The cited payment explains the company's position that Qualcomm is failing to honor its commitment to license "standard essential patents" broadly and inexpensively.
To argue its case, the iPhone maker further followed FTC's position that Qualcomm is blackmailing its customers, threatening to withhold license for essential technologies if they do not comply to its preferred terms, which involves exorbitant amount for royalties.
This particular position, however, can lead one to wonder how Apple permitted itself to such onerous relationship for a long time. Its exclusive partnership with Qualcomm began in 2011 and persisted until 2016.
This is underscored by Apple's allegation that Qualcomm has been sitting on its old legacy patents and tend to collect royalties the company has nothing to do with.
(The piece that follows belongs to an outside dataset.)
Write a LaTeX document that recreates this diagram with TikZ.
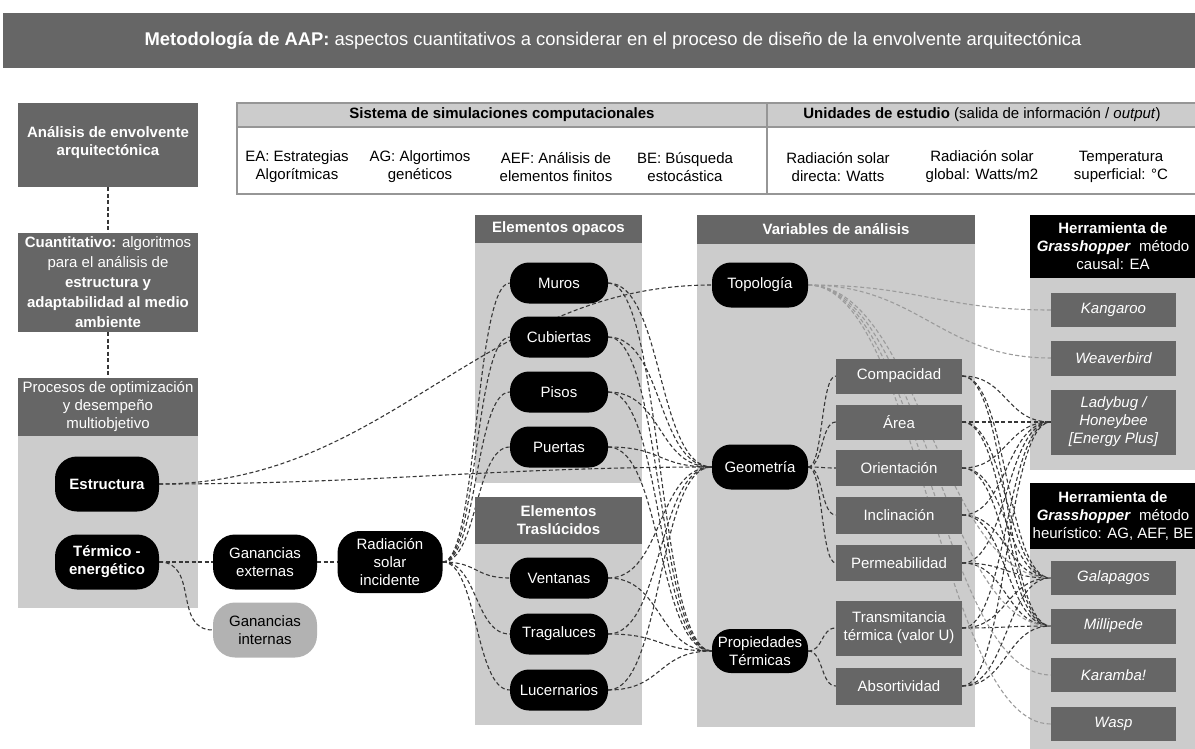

To provide context, Apple revealed that it is paying Qualcomm up to five times more for iPhone patents in comparison with how much other cellular patent licensors charge.
The chipmaker promptly dispatched its executive vice president and general counsel, Don Rosenberg, to lead its defense.
"These filings by Apple's Chinese subsidiary are just part of Apple's efforts to find ways to pay less for Qualcomm's technology," Rosenberg stressed in an official statement. "Apple was offered terms consistent with terms accepted by more than one hundred other Chinese companies and refused to even consider them."
Qualcomm has also previously expressed its willingness to face Apple in court. Commenting on the lawsuit filed in the United States, the company maintained that it is baseless, accusing Apple of mischaracterizing the terms of their contract.
Rosenberg also stated that the lawsuit is an opportunity for Qualcomm to clear itself and to reveal Apple's practices. This last is seen by some observers as a veiled threat to counter Apple's offensive.
Tech watchers are closely monitoring the current legal tussle because a number of Qualcomm's patented technologies, particularly the modem technology that connects the iPhone to cellular data, are crucial to Apple's devices.